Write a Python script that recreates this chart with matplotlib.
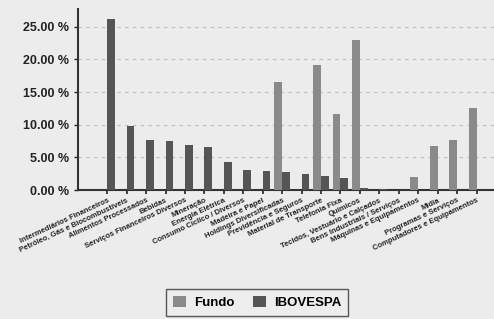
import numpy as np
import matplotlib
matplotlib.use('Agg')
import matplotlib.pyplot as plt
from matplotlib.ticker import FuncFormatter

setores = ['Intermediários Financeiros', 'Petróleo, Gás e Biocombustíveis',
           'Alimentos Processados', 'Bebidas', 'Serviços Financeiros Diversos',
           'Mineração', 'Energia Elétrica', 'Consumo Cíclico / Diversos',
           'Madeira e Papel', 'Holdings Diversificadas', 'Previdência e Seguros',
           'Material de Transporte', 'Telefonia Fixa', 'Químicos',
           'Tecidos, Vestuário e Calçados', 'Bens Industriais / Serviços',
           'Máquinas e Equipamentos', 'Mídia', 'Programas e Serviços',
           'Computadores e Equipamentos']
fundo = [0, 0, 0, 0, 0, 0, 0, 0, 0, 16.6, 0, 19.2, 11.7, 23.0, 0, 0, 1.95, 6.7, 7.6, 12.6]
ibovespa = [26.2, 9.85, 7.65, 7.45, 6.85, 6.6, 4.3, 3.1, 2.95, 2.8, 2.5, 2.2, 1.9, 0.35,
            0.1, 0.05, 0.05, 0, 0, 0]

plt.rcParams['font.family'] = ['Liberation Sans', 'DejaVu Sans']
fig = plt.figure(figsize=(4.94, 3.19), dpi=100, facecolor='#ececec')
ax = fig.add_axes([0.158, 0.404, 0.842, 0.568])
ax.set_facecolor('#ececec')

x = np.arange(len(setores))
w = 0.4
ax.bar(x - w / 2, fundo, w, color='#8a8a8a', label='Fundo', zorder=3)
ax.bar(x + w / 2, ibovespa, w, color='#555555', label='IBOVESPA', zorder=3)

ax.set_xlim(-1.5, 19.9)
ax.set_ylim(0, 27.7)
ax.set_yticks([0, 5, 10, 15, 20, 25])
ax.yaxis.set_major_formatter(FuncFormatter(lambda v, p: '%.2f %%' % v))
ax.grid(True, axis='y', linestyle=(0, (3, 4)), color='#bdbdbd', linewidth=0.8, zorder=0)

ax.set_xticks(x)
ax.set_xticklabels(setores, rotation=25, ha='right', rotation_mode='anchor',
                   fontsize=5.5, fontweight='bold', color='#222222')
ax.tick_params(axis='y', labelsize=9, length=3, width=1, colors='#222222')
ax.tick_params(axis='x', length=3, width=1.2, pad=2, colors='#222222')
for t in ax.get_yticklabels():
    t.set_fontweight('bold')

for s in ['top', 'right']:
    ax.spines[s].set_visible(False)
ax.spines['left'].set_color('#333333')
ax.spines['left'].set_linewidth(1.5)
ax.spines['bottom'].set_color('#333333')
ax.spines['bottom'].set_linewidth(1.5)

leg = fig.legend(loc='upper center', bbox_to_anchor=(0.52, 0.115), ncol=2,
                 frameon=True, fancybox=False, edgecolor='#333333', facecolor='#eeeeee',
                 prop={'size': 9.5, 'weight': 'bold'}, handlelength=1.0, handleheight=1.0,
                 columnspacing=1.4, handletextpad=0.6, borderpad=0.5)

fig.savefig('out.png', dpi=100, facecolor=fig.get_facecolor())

==========

:: GOAL ::
Word for word, quote the full listing, omitting every picture.

:: ANSWER TO THE TASK ::
Write a Python script that recreates this chart with matplotlib.
import numpy as np
import matplotlib
matplotlib.use('Agg')
import matplotlib.pyplot as plt
from matplotlib.ticker import FuncFormatter

setores = ['Intermediários Financeiros', 'Petróleo, Gás e Biocombustíveis',
           'Alimentos Processados', 'Bebidas', 'Serviços Financeiros Diversos',
           'Mineração', 'Energia Elétrica', 'Consumo Cíclico / Diversos',
           'Madeira e Papel', 'Holdings Diversificadas', 'Previdência e Seguros',
           'Material de Transporte', 'Telefonia Fixa', 'Químicos',
           'Tecidos, Vestuário e Calçados', 'Bens Industriais / Serviços',
           'Máquinas e Equipamentos', 'Mídia', 'Programas e Serviços',
           'Computadores e Equipamentos']
fundo = [0, 0, 0, 0, 0, 0, 0, 0, 0, 16.6, 0, 19.2, 11.7, 23.0, 0, 0, 1.95, 6.7, 7.6, 12.6]
ibovespa = [26.2, 9.85, 7.65, 7.45, 6.85, 6.6, 4.3, 3.1, 2.95, 2.8, 2.5, 2.2, 1.9, 0.35,
            0.1, 0.05, 0.05, 0, 0, 0]

plt.rcParams['font.family'] = ['Liberation Sans', 'DejaVu Sans']
fig = plt.figure(figsize=(4.94, 3.19), dpi=100, facecolor='#ececec')
ax = fig.add_axes([0.158, 0.404, 0.842, 0.568])
ax.set_facecolor('#ececec')

x = np.arange(len(setores))
w = 0.4
ax.bar(x - w / 2, fundo, w, color='#8a8a8a', label='Fundo', zorder=3)
ax.bar(x + w / 2, ibovespa, w, color='#555555', label='IBOVESPA', zorder=3)

ax.set_xlim(-1.5, 19.9)
ax.set_ylim(0, 27.7)
ax.set_yticks([0, 5, 10, 15, 20, 25])
ax.yaxis.set_major_formatter(FuncFormatter(lambda v, p: '%.2f %%' % v))
ax.grid(True, axis='y', linestyle=(0, (3, 4)), color='#bdbdbd', linewidth=0.8, zorder=0)

ax.set_xticks(x)
ax.set_xticklabels(setores, rotation=25, ha='right', rotation_mode='anchor',
                   fontsize=5.5, fontweight='bold', color='#222222')
ax.tick_params(axis='y', labelsize=9, length=3, width=1, colors='#222222')
ax.tick_params(axis='x', length=3, width=1.2, pad=2, colors='#222222')
for t in ax.get_yticklabels():
    t.set_fontweight('bold')

for s in ['top', 'right']:
    ax.spines[s].set_visible(False)
ax.spines['left'].set_color('#333333')
ax.spines['left'].set_linewidth(1.5)
ax.spines['bottom'].set_color('#333333')
ax.spines['bottom'].set_linewidth(1.5)

leg = fig.legend(loc='upper center', bbox_to_anchor=(0.52, 0.115), ncol=2,
                 frameon=True, fancybox=False, edgecolor='#333333', facecolor='#eeeeee',
                 prop={'size': 9.5, 'weight': 'bold'}, handlelength=1.0, handleheight=1.0,
                 columnspacing=1.4, handletextpad=0.6, borderpad=0.5)

fig.savefig('out.png', dpi=100, facecolor=fig.get_facecolor())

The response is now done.